People should also apply insect repellent to their clothing and exposed skin in accordance with labeling directions, wear long-sleeved shirts and pants, weather permitting, when outdoors, and limit outdoor activities at dawn, dusk and during the evening.

So far this season, 70 birds have been tested in the department’s Public Health and Environmental Laboratories. The first bird testing positive for WNV (from Jackson, Ocean County) was submitted to the labs on June 19.  PHEL has tested 785 mosquito pools with two WNV positive pools reported from Camden and Hunterdon counties.    
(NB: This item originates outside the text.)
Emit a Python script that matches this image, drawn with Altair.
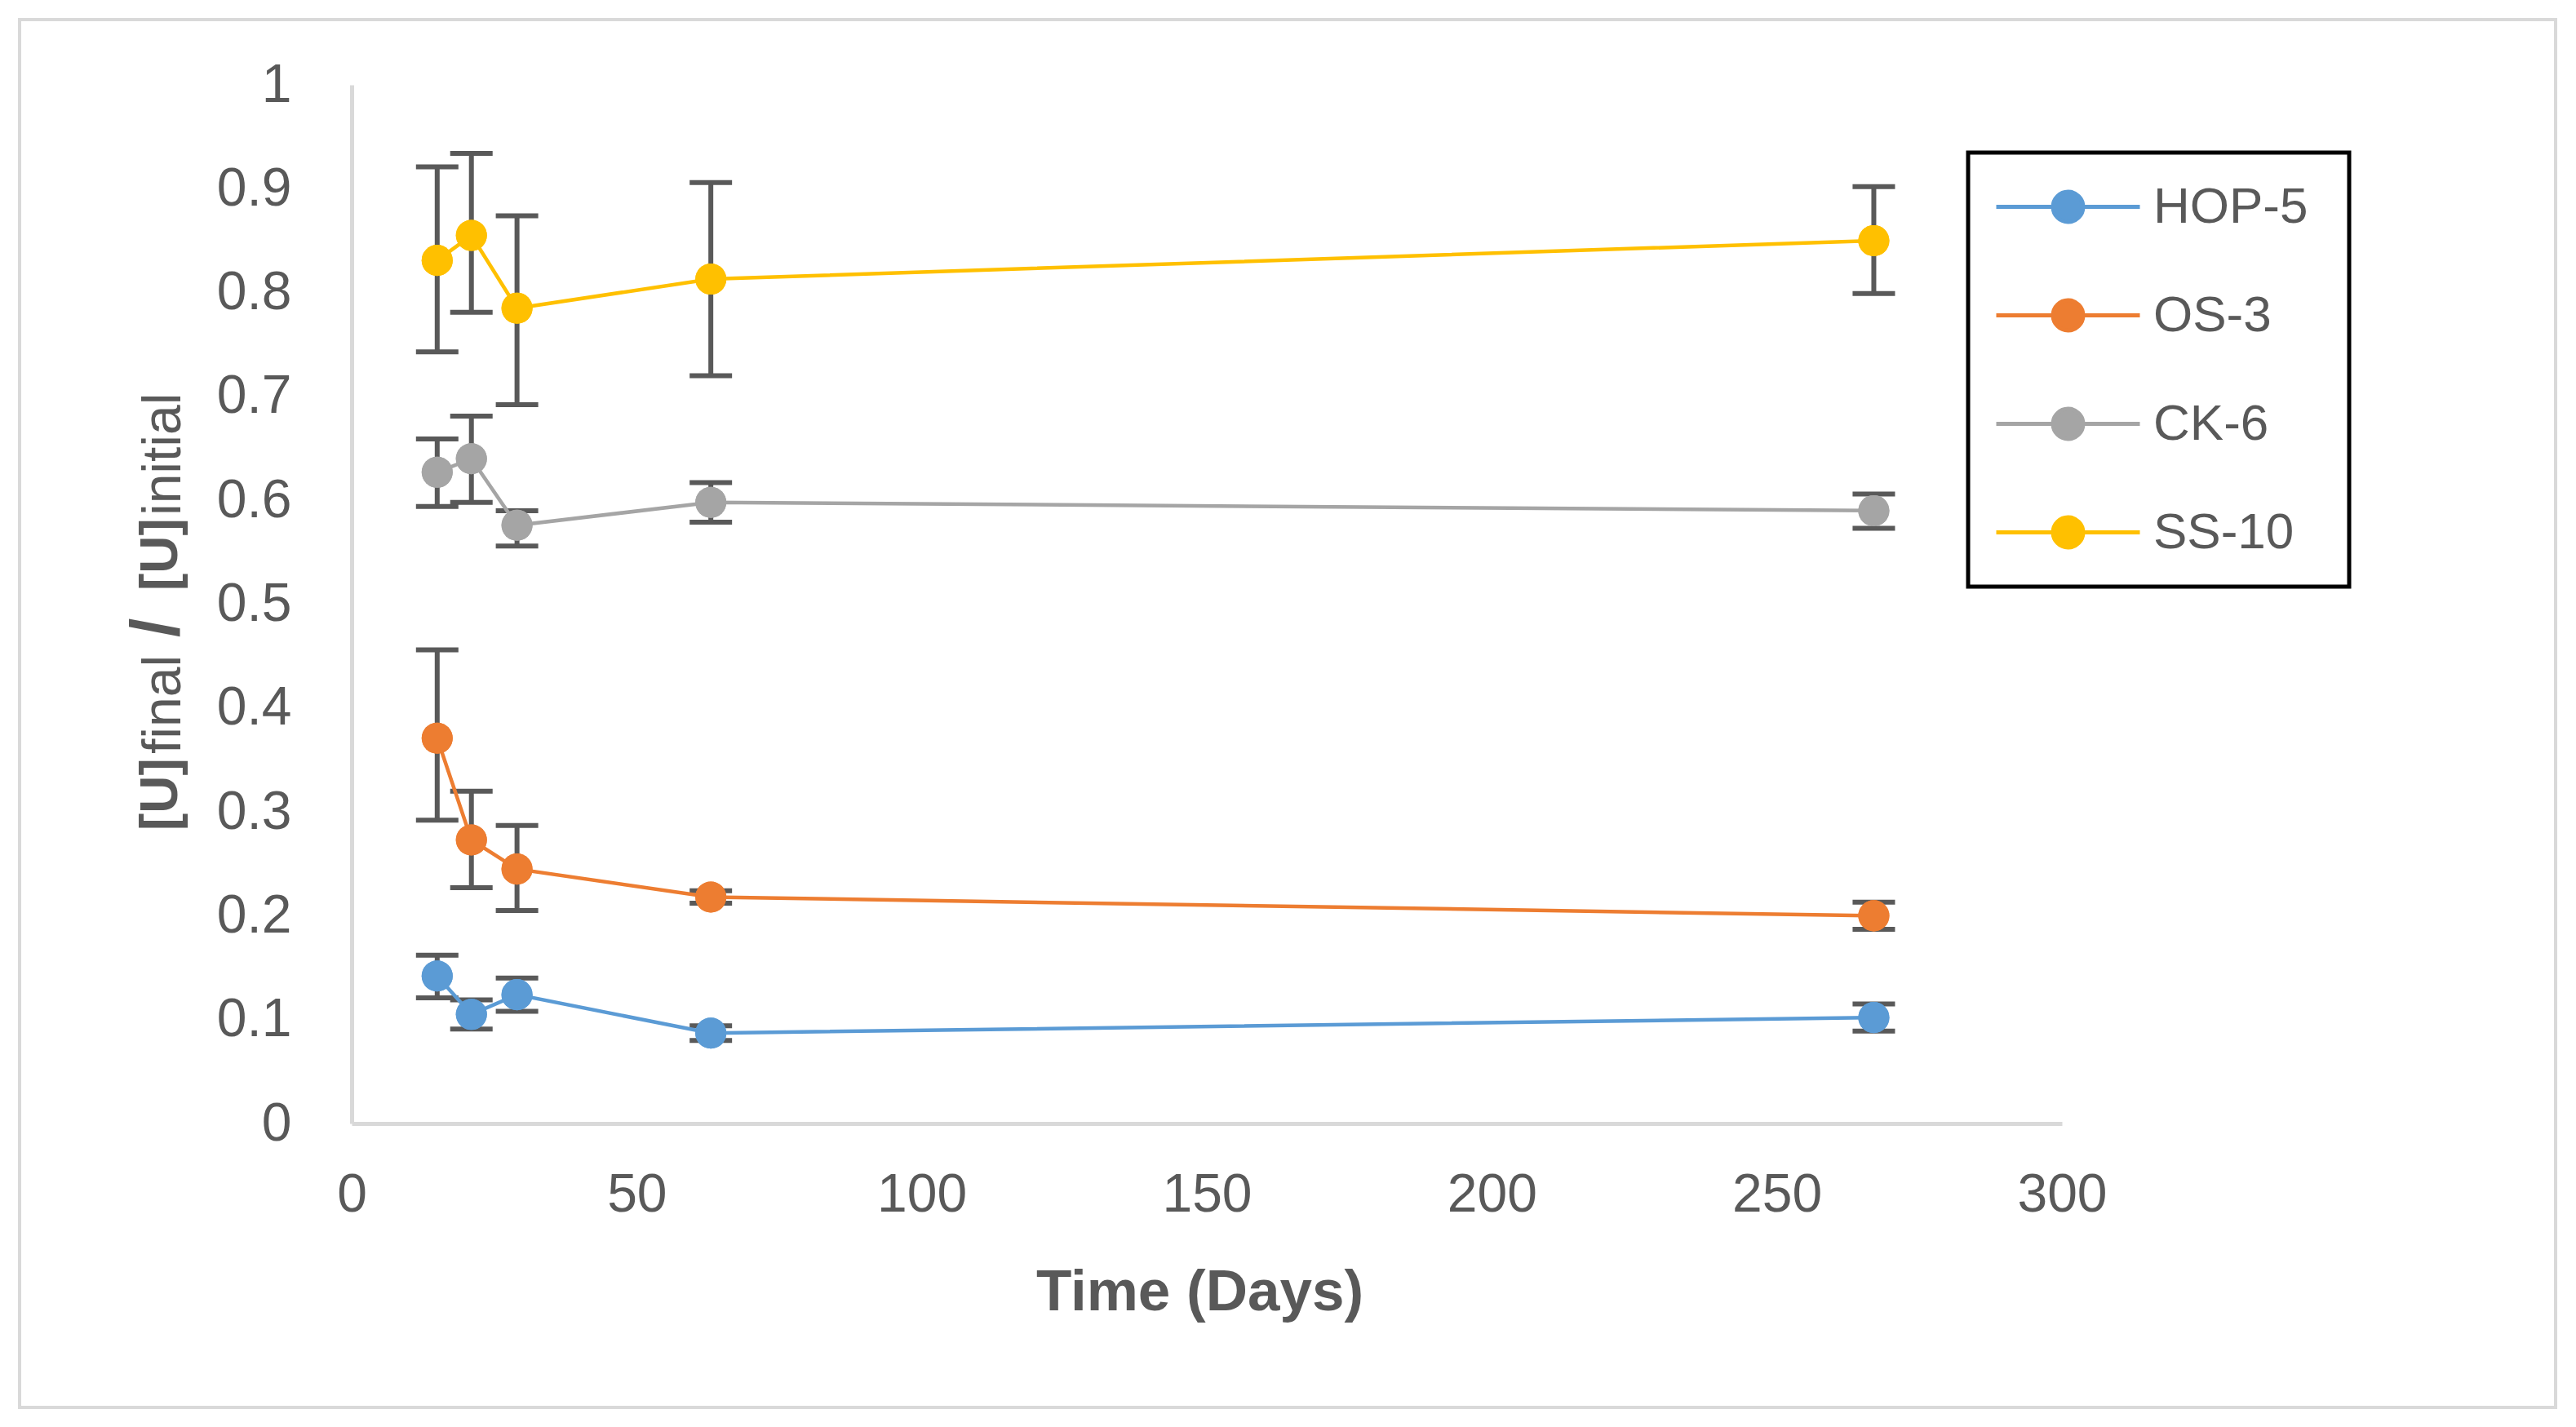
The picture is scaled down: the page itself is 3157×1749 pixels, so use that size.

The Centers for Disease Control and Prevention (CDC) confirmed a laboratory finding of La Crosse virus in a Cape May County mosquito trap on July 14, 2007.   La Crosse encephalitis is a rare viral disease that usually affects children living in wooded areas and persons having containers of standing water near their residence. Symptoms are usually mild, with fever, headache, nausea, vomiting, and tiredness. Persons with severe disease can have seizures and coma. Symptoms of La Crosse encephalitis appear 5-15 days after the bite of an infected mosquito.


To date, there have been no human WNV cases in 2007. WNV is not directly transmitted from birds to humans.  There have been 89 human cases of West Nile virus in New Jersey since 1999, when the virus first appeared in the United States. Five of these cases were fatal. Last year, five human cases were reported in New Jersey; none were fatal.


“We are approaching the peak risk season for being infected with West Nile virus,” said Eddy Bresnitz, M.D., Deputy Commissioner and State Epidemiologist. “Although there have been very few human cases of West Nile virus in last few years, it is still important to be vigilant in protecting oneself from mosquito-borne diseases.”


The West Nile virus, an arboviral disease, is transmitted through the bite of a mosquito that has picked up the virus by feeding on an infected bird. WNV is not directly transmitted from birds to humans.

About one in 150 persons, or less than one percent of those infected with West Nile virus, will develop a more severe form of the disease. Symptoms of the more severe disease include severe headache, high fever, neck stiffness, stupor, disorientation, coma, tremors, convulsions, muscle weakness and paralysis. The elderly are at higher risk of more severe disease.


New Jersey's arbovirus (including WNV, St. Louis encephalitis virus, La Crosse virus, and Eastern equine encephalitis virus) surveillance, control and prevention activities involve the coordinated efforts of a number of federal, state and local agencies. These include DHSS, the Centers for Disease Control and Prevention, the New Jersey Department of Environmental Protection, the New Jersey Department of Agriculture, the State Mosquito Control Commission, the Rutgers Center for Vector Biology, and local health and mosquito control agencies.